Set task. With all pictures omitted, return verbatim the lines from the beginning of the records below through the line containing "ax.set_ylim(0, 10)".

::: Provided data

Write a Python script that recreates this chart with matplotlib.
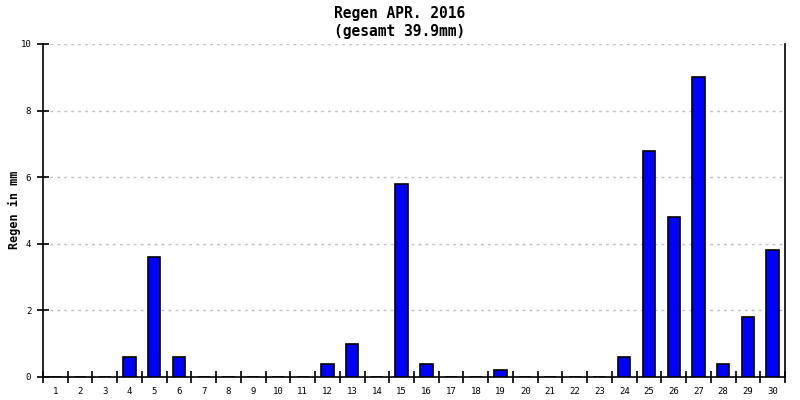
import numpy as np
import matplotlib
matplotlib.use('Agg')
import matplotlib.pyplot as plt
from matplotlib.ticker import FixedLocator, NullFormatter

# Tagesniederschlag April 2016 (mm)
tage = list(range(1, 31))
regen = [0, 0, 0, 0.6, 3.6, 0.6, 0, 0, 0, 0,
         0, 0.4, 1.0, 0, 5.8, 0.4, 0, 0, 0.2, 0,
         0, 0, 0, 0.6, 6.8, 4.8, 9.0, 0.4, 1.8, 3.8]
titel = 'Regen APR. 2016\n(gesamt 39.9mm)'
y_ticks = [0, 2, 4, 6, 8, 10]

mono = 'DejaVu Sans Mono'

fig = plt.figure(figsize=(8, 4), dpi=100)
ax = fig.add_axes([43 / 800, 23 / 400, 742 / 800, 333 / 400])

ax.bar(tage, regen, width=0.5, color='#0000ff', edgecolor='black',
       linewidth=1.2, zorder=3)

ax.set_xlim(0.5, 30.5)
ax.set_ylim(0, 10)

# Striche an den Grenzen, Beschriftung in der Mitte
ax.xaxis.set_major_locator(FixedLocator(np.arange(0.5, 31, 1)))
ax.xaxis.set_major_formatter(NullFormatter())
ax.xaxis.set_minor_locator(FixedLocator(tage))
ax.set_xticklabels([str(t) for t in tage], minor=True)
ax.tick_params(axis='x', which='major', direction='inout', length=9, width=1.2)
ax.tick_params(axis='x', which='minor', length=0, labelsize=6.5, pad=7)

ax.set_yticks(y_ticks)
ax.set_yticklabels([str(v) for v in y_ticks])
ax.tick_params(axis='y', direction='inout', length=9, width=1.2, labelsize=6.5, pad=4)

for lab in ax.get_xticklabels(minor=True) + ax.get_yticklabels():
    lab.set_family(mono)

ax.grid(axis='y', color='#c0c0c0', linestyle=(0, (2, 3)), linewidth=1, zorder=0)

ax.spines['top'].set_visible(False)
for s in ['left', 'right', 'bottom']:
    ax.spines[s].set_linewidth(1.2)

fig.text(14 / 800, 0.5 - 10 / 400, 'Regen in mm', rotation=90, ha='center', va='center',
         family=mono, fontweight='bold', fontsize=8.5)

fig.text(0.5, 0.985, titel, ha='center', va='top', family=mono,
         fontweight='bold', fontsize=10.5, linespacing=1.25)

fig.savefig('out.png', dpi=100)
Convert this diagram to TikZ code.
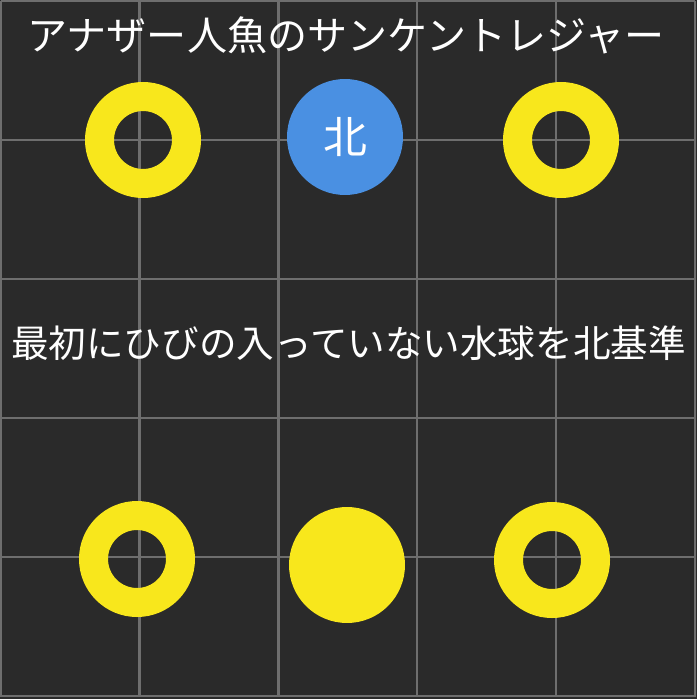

::::::

Completed exercise.
Write a Python script that recreates this chart with matplotlib.
import numpy as np
import matplotlib
matplotlib.use('Agg')
import matplotlib.pyplot as plt
from matplotlib.ticker import FixedLocator, NullFormatter

# Tagesniederschlag April 2016 (mm)
tage = list(range(1, 31))
regen = [0, 0, 0, 0.6, 3.6, 0.6, 0, 0, 0, 0,
         0, 0.4, 1.0, 0, 5.8, 0.4, 0, 0, 0.2, 0,
         0, 0, 0, 0.6, 6.8, 4.8, 9.0, 0.4, 1.8, 3.8]
titel = 'Regen APR. 2016\n(gesamt 39.9mm)'
y_ticks = [0, 2, 4, 6, 8, 10]

mono = 'DejaVu Sans Mono'

fig = plt.figure(figsize=(8, 4), dpi=100)
ax = fig.add_axes([43 / 800, 23 / 400, 742 / 800, 333 / 400])

ax.bar(tage, regen, width=0.5, color='#0000ff', edgecolor='black',
       linewidth=1.2, zorder=3)

ax.set_xlim(0.5, 30.5)
ax.set_ylim(0, 10)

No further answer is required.